The back label states, "A special reproduction of the vintage Tiger Beer as consumed by the founders and early members of the Hash House Harriers, at its inception in the Hash House in Kuala Lumpur, in 1938 and in the ensuing runs before WW2"
Wankers and diddlers, this is a new level of cool!
As the food wrapped up, we all gathered our seats near the stage where Edwin Ho, the On-Sec (taking the combined role of GM and RA positions that most hashes have) and another hasher (whose name I cannot recall) gave out various down-downs either in honor of individuals that helped put the event together or random charges for such offenses as new shoes and Freudian slips of whatever fashion.
When the charges were all said and done, the man in charge of the stage brought out a group that he simply called, "the unmentionables" a singer and four background dancers.
The ladies did an admirable job with the slightly un-energetic group (what were they expecting, strippers? Probably...), until the singer of the group started little games requiring audience participation to liven things up.
Me being me, of course I got up on stage. Other top notch joiners-in were Wild Wolf/Propo from the Wolfpack hash in the Philippines and TRTL Cock (This Ride Tastes Like Cock) from San Louis Obispo, California. Yes, when it came to actual partying, the visitors outshone the locals.
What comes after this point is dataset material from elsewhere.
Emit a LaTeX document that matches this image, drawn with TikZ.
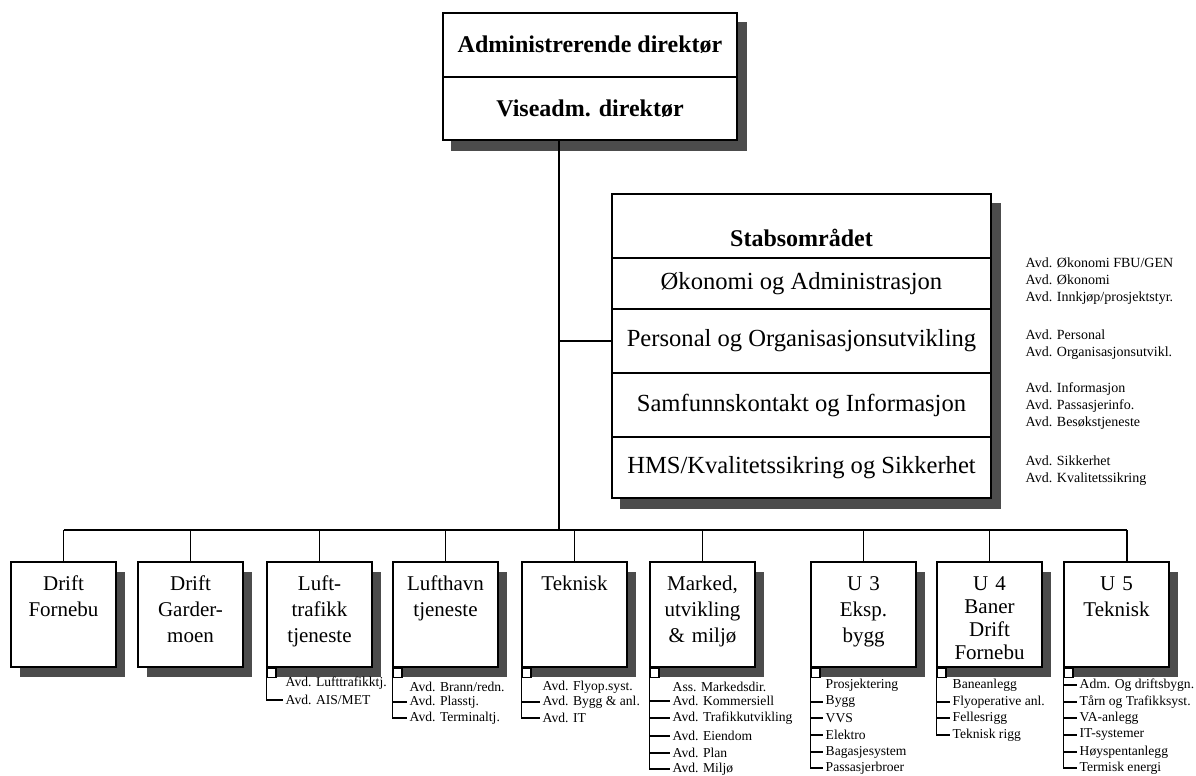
\documentclass[tikz,border=0pt]{standalone}
\usepackage{fontspec}
\setmainfont{Liberation Serif}
\usetikzlibrary{shadows, backgrounds}

\begin{document}
\begin{tikzpicture}[x=0.5pt, y=-0.5pt,
                    line width=0.7pt,
                    shade/.style={fill=black!70},
                    topbox/.style={draw, fill=white, minimum width=147pt, inner sep=0pt,
                                   font=\fontsize{12}{14}\selectfont\bfseries},
                    stabpart/.style={draw, fill=white, minimum width=189.5pt, inner sep=0pt,
                                     font=\fontsize{12.3}{14}\selectfont},
                    note/.style={anchor=west, align=left, inner sep=0pt,
                                 font=\fontsize{7}{8.5}\selectfont},
                    unit/.style={draw, fill=white, inner sep=0pt, text width=52.5pt, align=center,
                                 text height=14pt, text depth=38.5pt,
                                 font=\fontsize{10.5}{13}\selectfont,
                                 drop shadow={shadow xshift=4.5pt, shadow yshift=-5pt,
                                              fill=black!70, opacity=1}},
                    sq/.style={draw, fill=white, minimum size=4.5pt, inner sep=0pt, anchor=north west},
                    item/.style={anchor=west, inner sep=1pt, font=\fontsize{6.8}{8}\selectfont}
                    ]
    \useasboundingbox (0,0) rectangle (1196,776);

    \node[topbox, minimum height=32pt]   (adm)  at (590,45)    {Administrerende direktør};
    \node[topbox, minimum height=31.5pt] (vise) at (590,108.5) {Viseadm. direktør};

    \node[stabpart, minimum height=32pt, text height=20pt, text depth=0pt,
          font=\fontsize{12}{14}\selectfont\bfseries] (stab) at (801.5,226) {Stabsområdet};
    \node[stabpart, minimum height=25.5pt] (okon) at (801.5,283.5) {Økonomi og Administrasjon};
    \node[stabpart, minimum height=32pt]   (pers) at (801.5,341)   {Personal og Organisasjonsutvikling};
    \node[stabpart, minimum height=32pt]   (samf) at (801.5,405)   {Samfunnskontakt og Informasjon};
    \node[stabpart, minimum height=30.5pt] (hms)  at (801.5,467.5) {HMS/Kvalitetssikring og Sikkerhet};

    \begin{scope}[on background layer]
        \fill[shade] ([xshift=4.5pt,yshift=-5pt]adm.north west) rectangle ([xshift=4.5pt,yshift=-5pt]vise.south east);
        \fill[shade] ([xshift=4.5pt,yshift=-5pt]stab.north west) rectangle ([xshift=4.5pt,yshift=-5pt]hms.south east);
    \end{scope}

    \node[note] (okonavd) at (1025,281)   {Avd. Økonomi FBU/GEN\\Avd. Økonomi\\Avd. Innkjøp/prosjektstyr.};
    \node[note] (persavd) at (1025,344.5) {Avd. Personal\\Avd. Organisasjonsutvikl.};
    \node[note] (samfavd) at (1025,406)   {Avd. Informasjon\\Avd. Passasjerinfo.\\Avd. Besøkstjeneste};
    \node[note] (hmsavd)  at (1025,471)   {Avd. Sikkerhet\\Avd. Kvalitetssikring};

    \node[unit] (fornebu)    at (63.5,614.5)   {Drift\\Fornebu};
    \node[unit] (gardermoen) at (190.5,614.5)  {Drift\\Garder-\\moen};
    \node[unit] (lufttraf)   at (319.5,614.5)  {Luft-\\trafikk\\tjeneste};
    \node[unit] (lufthavn)   at (445.5,614.5)  {Lufthavn\\tjeneste};
    \node[unit] (teknisk)    at (574.5,614.5)  {Teknisk};
    \node[unit] (marked)     at (702.5,614.5)  {Marked,\\utvikling\\\& miljø};
    \node[unit] (ueksp)      at (863.5,614.5)  {U 3\\Eksp.\\bygg};
    \node[unit, font=\fontsize{10.5}{11.5}\selectfont] (ubane) at (989.5,614.5) {U 4\\Baner\\Drift\\Fornebu};
    \node[unit] (uteknisk)   at (1116.5,614.5) {U 5\\Teknisk};

    \coordinate (trunk) at (559,530);
    \coordinate (u5drop) at (1127,530);

    \draw (vise.south -| trunk) -- (trunk);
    \draw (pers.west -| trunk) -- (pers.west);
    \draw (fornebu.north |- trunk) -- (u5drop);
    \draw (fornebu.north)    -- (fornebu.north |- trunk);
    \draw (gardermoen.north) -- (gardermoen.north |- trunk);
    \draw (lufttraf.north)   -- (lufttraf.north |- trunk);
    \draw (lufthavn.north)   -- (lufthavn.north |- trunk);
    \draw (teknisk.north)    -- (teknisk.north |- trunk);
    \draw (marked.north)     -- (marked.north |- trunk);
    \draw (ueksp.north)      -- (ueksp.north |- trunk);
    \draw (ubane.north)      -- (ubane.north |- trunk);
    \draw (u5drop) -- (u5drop |- uteknisk.north);

    \node[sq] (lufttrafsq) at (lufttraf.south west) {};
    \node[item] (lt1) at (283,683) {Avd. Lufttrafikktj.};
    \node[item] (lt2) at (283,700) {Avd. AIS/MET};
    \draw (lufttrafsq.south west) |- (lt2.west);

    \node[sq] (lufthavnsq) at (lufthavn.south west) {};
    \node[item] (lh1) at (407,687) {Avd. Brann/redn.};
    \node[item] (lh2) at (407,702) {Avd. Plasstj.};
    \node[item] (lh3) at (407,718) {Avd. Terminaltj.};
    \draw (lufthavnsq.south west) |- (lh3.west);
    \draw (lh2.west -| lufthavnsq.west) -- (lh2.west);

    \node[sq] (teknisksq) at (teknisk.south west) {};
    \node[item] (tk1) at (540,687) {Avd. Flyop.syst.};
    \node[item] (tk2) at (540,702) {Avd. Bygg \& anl.};
    \node[item] (tk3) at (540,718) {Avd. IT};
    \draw (teknisksq.south west) |- (tk3.west);
    \draw (tk2.west -| teknisksq.west) -- (tk2.west);

    \node[sq] (markedsq) at (marked.south west) {};
    \node[item] (mk1) at (670,687) {Ass. Markedsdir.};
    \node[item] (mk2) at (670,701) {Avd. Kommersiell};
    \node[item] (mk3) at (670,718) {Avd. Trafikkutvikling};
    \node[item] (mk4) at (670,736) {Avd. Eiendom};
    \node[item] (mk5) at (670,753) {Avd. Plan};
    \node[item] (mk6) at (670,769) {Avd. Miljø};
    \draw (markedsq.south west) |- (mk6.west);
    \draw (mk2.west -| markedsq.west) -- (mk2.west);
    \draw (mk3.west -| markedsq.west) -- (mk3.west);
    \draw (mk4.west -| markedsq.west) -- (mk4.west);
    \draw (mk5.west -| markedsq.west) -- (mk5.west);

    \node[sq] (uekspsq) at (ueksp.south west) {};
    \node[item] (ue1) at (823,685) {Prosjektering};
    \node[item] (ue2) at (823,702) {Bygg};
    \node[item] (ue3) at (823,718) {VVS};
    \node[item] (ue4) at (823,735) {Elektro};
    \node[item] (ue5) at (823,752) {Bagasjesystem};
    \node[item] (ue6) at (823,768) {Passasjerbroer};
    \draw (uekspsq.south west) |- (ue6.west);
    \draw (ue2.west -| uekspsq.west) -- (ue2.west);
    \draw (ue3.west -| uekspsq.west) -- (ue3.west);
    \draw (ue4.west -| uekspsq.west) -- (ue4.west);
    \draw (ue5.west -| uekspsq.west) -- (ue5.west);

    \node[sq] (ubanesq) at (ubane.south west) {};
    \node[item] (ub1) at (950,685) {Baneanlegg};
    \node[item] (ub2) at (950,702) {Flyoperative anl.};
    \node[item] (ub3) at (950,718) {Fellesrigg};
    \node[item] (ub4) at (950,735) {Teknisk rigg};
    \draw (ubanesq.south west) |- (ub4.west);
    \draw (ub2.west -| ubanesq.west) -- (ub2.west);
    \draw (ub3.west -| ubanesq.west) -- (ub3.west);

    \node[sq] (uteknisksq) at (uteknisk.south west) {};
    \node[item] (ut1) at (1077,685) {Adm. Og driftsbygn.};
    \node[item] (ut2) at (1077,702) {Tårn og Trafikksyst.};
    \node[item] (ut3) at (1077,718) {VA-anlegg};
    \node[item] (ut4) at (1077,735) {IT-systemer};
    \node[item] (ut5) at (1077,752) {Høyspentanlegg};
    \node[item] (ut6) at (1077,768) {Termisk energi};
    \draw (uteknisksq.south west) |- (ut6.west);
    \draw (ut1.west -| uteknisksq.west) -- (ut1.west);
    \draw (ut2.west -| uteknisksq.west) -- (ut2.west);
    \draw (ut3.west -| uteknisksq.west) -- (ut3.west);
    \draw (ut4.west -| uteknisksq.west) -- (ut4.west);
    \draw (ut5.west -| uteknisksq.west) -- (ut5.west);
\end{tikzpicture}
\end{document}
It was a little brass, but those were hard working gals trying to entertain us, it's only fair to help out!
So, the five little competitions were a dancing competition, an air-band style competition, the "swing the carrot hanging between your legs to move the potato on the ground from start to finish race" and "background dancer" thing.
After the girls left, Wild Wolf started a little circle of his own which I joined in and we continued the silliness fairly late into the night before I caught a ride back to the guest house to prepare for my next stop.